Dreams differ from reality because you decide to wake up from the dream. Yes, the dream/fantasy state is probably the result of repressed issues that you have yet to fully deal with mixed with some unrestricted emotions (the Id) that all swirl together in the midnight hour like ships caught in a maelstrom at sea, but it’s all not real. No matter how real it feels, that said reality is only a reality in which you, the dreamer can exist.
It is the task of the dreamer to make their dream a reality. Fie upon those who decide to draw others into their fantasy world however. I personally think it is the despicable person who has no qualms about encouraging others in their delusions. Ultimately, reality will still set in and the moral right will prevail. Or so we hope. It’s a hard task of humanity determine this course. Being one who is generally against metanarratives dominating the conventional wisdom of the day (just think Tea Baggers and this neo-Conservative movement), I don’t want to squash those who dare to dream of a brighter and better future for humanity. It is from these deep-seated motivations that one can shift and make the dream a reality–if only we decide to wake up.

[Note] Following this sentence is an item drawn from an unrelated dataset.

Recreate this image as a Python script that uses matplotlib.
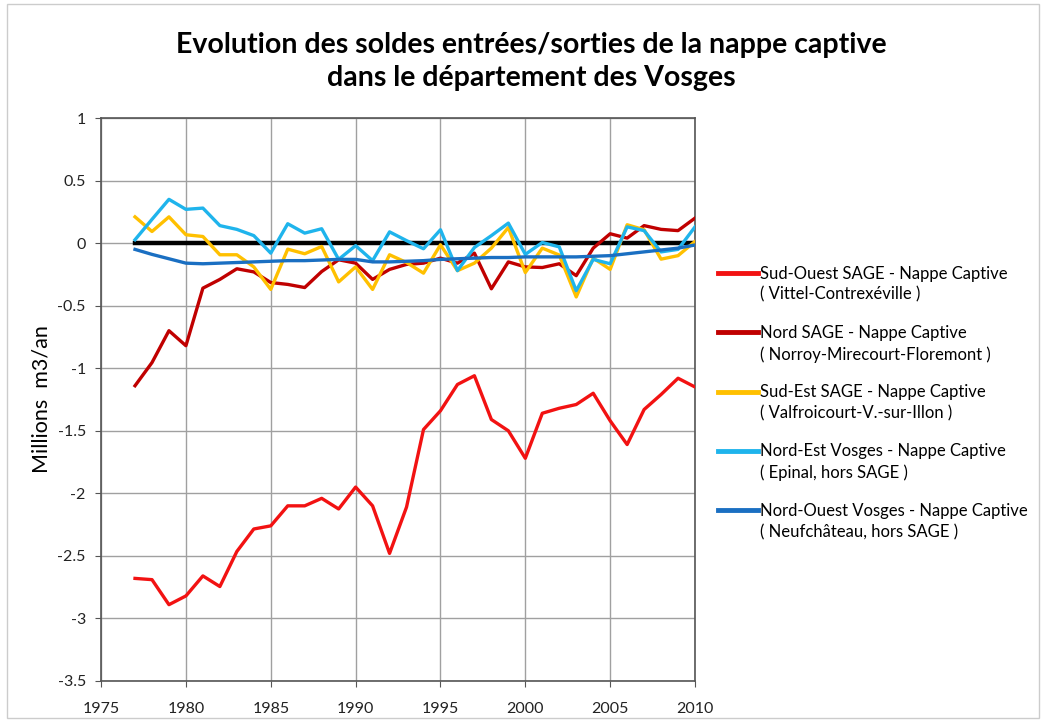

And sometimes we need a kick from an outside source just to do that not unless the sedative in which we have ingested is so strong that it overpowers our innate ability to keep from falling.
The last scene before the credits requires us to ask the true existential question about us. Is this really real or is it just a dream. As far as the movie is concerned, I do believe that it is reality, but still we’re left pondering that question in the audiences mind: is it all dream?
But then again, perception is indeed reality.